The Water Creatures in my own story, "Love Hangover," "Seamonsters" by Ama Patterson, "Lilies and Claws" by Kate Heartfield, "Mother of Crawdads" by Betsy Phillips, "Against the Venom Tide" by Henry Szabranski, and "Mississippi Medusa" by Elle L. Littlefield all remind us that while the earth is round, her waters are vast and deep. We may never know all the strange, wondrous lifeforms teeming below.

Other works such as Jacqueline Johnson's poem, "Green Symphony", "Portal" by Mateo Hinojosa, and "A City Called Heaven" by Danian Darrell Jerry, capture The Power and History of Water Itself. These works remind us that water lives. And no volume on water can be complete without Watery Legends, Fairy Tales, and Lore. "Salt Baby" by Nanna Áradóttir, "Numbers" by Rion Amilcar Scott, "The Weaver's Tale" by Cecilia Quirk, "The Stone" by Naila Moreira, "Spirits Don't Cross Over Water 'Til They Do" by Jamey Hatley, "The Half-Drowned Castle" by Lyndsay E. Gilbert, and "Follow Death" by Story Boyle, cast their own spells, creating haunting tales of characters that operate within their own systems of magic and logic.

There are also works that offer us New Worlds, New Wata, such as "Andrea Hairston's "Seven Generations Algorithm," and "Water Being" by Pan Morigan.
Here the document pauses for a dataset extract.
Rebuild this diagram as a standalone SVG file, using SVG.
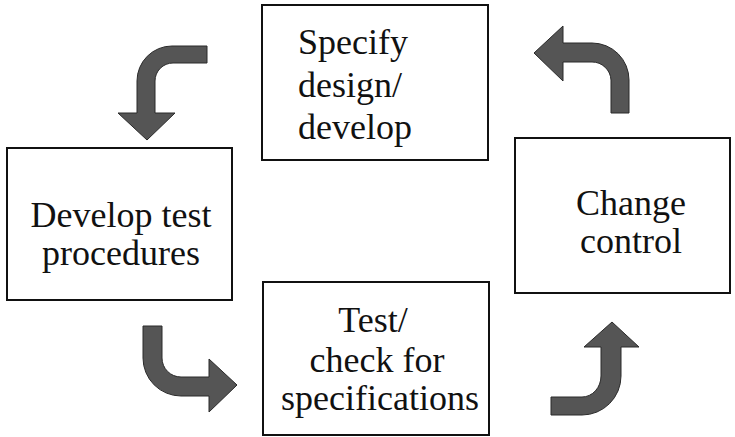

We are reminded to be good stewards of earth's many waters and of ourselves in works that explore Eco-Justice and Environmental Change, including "Hoʻi Hou e na Pō" by Gina McGuire, "Juniper's Song" by Marie Vibbert, "Whimper" by Nalo Hopkinson, "Call the Water" by Adrienne Marie Brown, and "Ghosts" by Jaquira Díaz.

In the old days, Pliny the Elder and others described an ancient practice of water divers and seafarers pouring a bit of oil over troubled waters, to ease the path before them and ensure a safe journey ahead. We hope these tales from the deep blue recesses of these talented writers' imaginations will soothe you at times, frighten and unsettle you a bit, make you laugh, and nod your head in wonder, reveling in the fact that our world is indeed round and water, sweet, deep, life- sustaining, transformative blue water makes up most of it.